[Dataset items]

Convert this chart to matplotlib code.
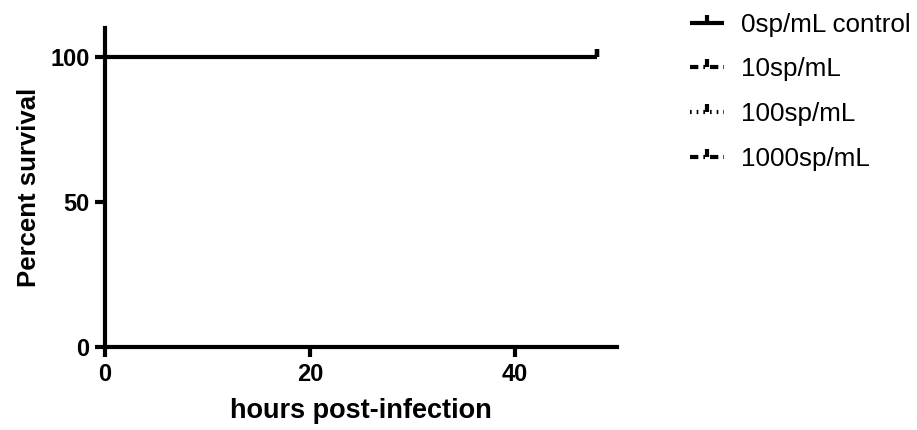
import matplotlib.pyplot as plt

# データ (hours post-infection vs percent survival)
hours = [0, 48]
groups = ["0sp/mL control", "10sp/mL", "100sp/mL", "1000sp/mL"]
survival = {
    "0sp/mL control": [100, 100],
    "10sp/mL": [100, 100],
    "100sp/mL": [100, 100],
    "1000sp/mL": [100, 100],
}
xticks = [0, 20, 40]
yticks = [0, 50, 100]

plt.rcParams['font.family'] = ['Liberation Sans', 'DejaVu Sans']

fig = plt.figure(figsize=(9.17, 4.30), dpi=100)
ax = fig.add_axes([0.1145, 0.193, 0.5585, 0.742])

styles = {
    "0sp/mL control": '-',
    "10sp/mL": (0, (2, 1.2, 0.4, 1.2)),
    "100sp/mL": (0, (0.4, 1.2)),
    "1000sp/mL": (0, (2, 1.2, 0.4, 1.2)),
}

# コントロールを最後に描いて上に重ねる
order = groups[1:] + groups[:1]
handles = {}
for i, g in enumerate(order):
    ln, = ax.plot(hours, survival[g], drawstyle='steps-post', color='black',
                  linewidth=3 if g == groups[0] else 2.6, linestyle=styles[g],
                  marker=2, markersize=6, markeredgewidth=3,
                  markevery=[len(hours) - 1], label=g, zorder=2 + i,
                  solid_capstyle='butt', dash_capstyle='butt')
    handles[g] = ln

ax.set_xlim(0, 50)
ax.set_ylim(0, 110)
ax.set_xticks(xticks)
ax.set_yticks(yticks)
for side in ['top', 'right']:
    ax.spines[side].set_visible(False)
for side in ['left', 'bottom']:
    ax.spines[side].set_linewidth(3)
ax.tick_params(width=3, length=7, labelsize=17, pad=4)
ax.tick_params(axis='x', pad=4.5)
for lbl in ax.get_xticklabels() + ax.get_yticklabels():
    lbl.set_fontweight('bold')

ax.set_xlabel('hours post-infection', fontsize=19.5, fontweight='bold', labelpad=9)
ax.set_ylabel('Percent survival', fontsize=18.5, fontweight='bold', labelpad=7)

leg = fig.legend([handles[g] for g in groups], groups, loc='upper left',
                 bbox_to_anchor=(0.727, 1.025), frameon=False, fontsize=18.7,
                 handlelength=1.3, handletextpad=0.65, numpoints=1,
                 labelspacing=0.8)
for h in leg.legend_handles:
    h.set_linewidth(3)

plt.savefig('out.png', dpi=100)
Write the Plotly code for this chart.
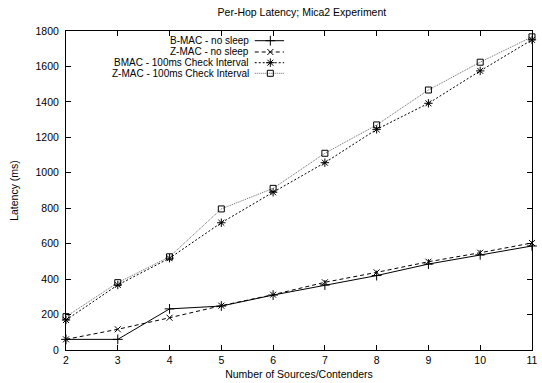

Short exercise: Images do not belong in the copy; reproduce all other parts of the records above verbatim.

Full response:
Convert this chart to matplotlib code.
import matplotlib.pyplot as plt

# データ (hours post-infection vs percent survival)
hours = [0, 48]
groups = ["0sp/mL control", "10sp/mL", "100sp/mL", "1000sp/mL"]
survival = {
    "0sp/mL control": [100, 100],
    "10sp/mL": [100, 100],
    "100sp/mL": [100, 100],
    "1000sp/mL": [100, 100],
}
xticks = [0, 20, 40]
yticks = [0, 50, 100]

plt.rcParams['font.family'] = ['Liberation Sans', 'DejaVu Sans']

fig = plt.figure(figsize=(9.17, 4.30), dpi=100)
ax = fig.add_axes([0.1145, 0.193, 0.5585, 0.742])

styles = {
    "0sp/mL control": '-',
    "10sp/mL": (0, (2, 1.2, 0.4, 1.2)),
    "100sp/mL": (0, (0.4, 1.2)),
    "1000sp/mL": (0, (2, 1.2, 0.4, 1.2)),
}

# コントロールを最後に描いて上に重ねる
order = groups[1:] + groups[:1]
handles = {}
for i, g in enumerate(order):
    ln, = ax.plot(hours, survival[g], drawstyle='steps-post', color='black',
                  linewidth=3 if g == groups[0] else 2.6, linestyle=styles[g],
                  marker=2, markersize=6, markeredgewidth=3,
                  markevery=[len(hours) - 1], label=g, zorder=2 + i,
                  solid_capstyle='butt', dash_capstyle='butt')
    handles[g] = ln

ax.set_xlim(0, 50)
ax.set_ylim(0, 110)
ax.set_xticks(xticks)
ax.set_yticks(yticks)
for side in ['top', 'right']:
    ax.spines[side].set_visible(False)
for side in ['left', 'bottom']:
    ax.spines[side].set_linewidth(3)
ax.tick_params(width=3, length=7, labelsize=17, pad=4)
ax.tick_params(axis='x', pad=4.5)
for lbl in ax.get_xticklabels() + ax.get_yticklabels():
    lbl.set_fontweight('bold')

ax.set_xlabel('hours post-infection', fontsize=19.5, fontweight='bold', labelpad=9)
ax.set_ylabel('Percent survival', fontsize=18.5, fontweight='bold', labelpad=7)

leg = fig.legend([handles[g] for g in groups], groups, loc='upper left',
                 bbox_to_anchor=(0.727, 1.025), frameon=False, fontsize=18.7,
                 handlelength=1.3, handletextpad=0.65, numpoints=1,
                 labelspacing=0.8)
for h in leg.legend_handles:
    h.set_linewidth(3)

plt.savefig('out.png', dpi=100)
Write the Plotly code for this chart.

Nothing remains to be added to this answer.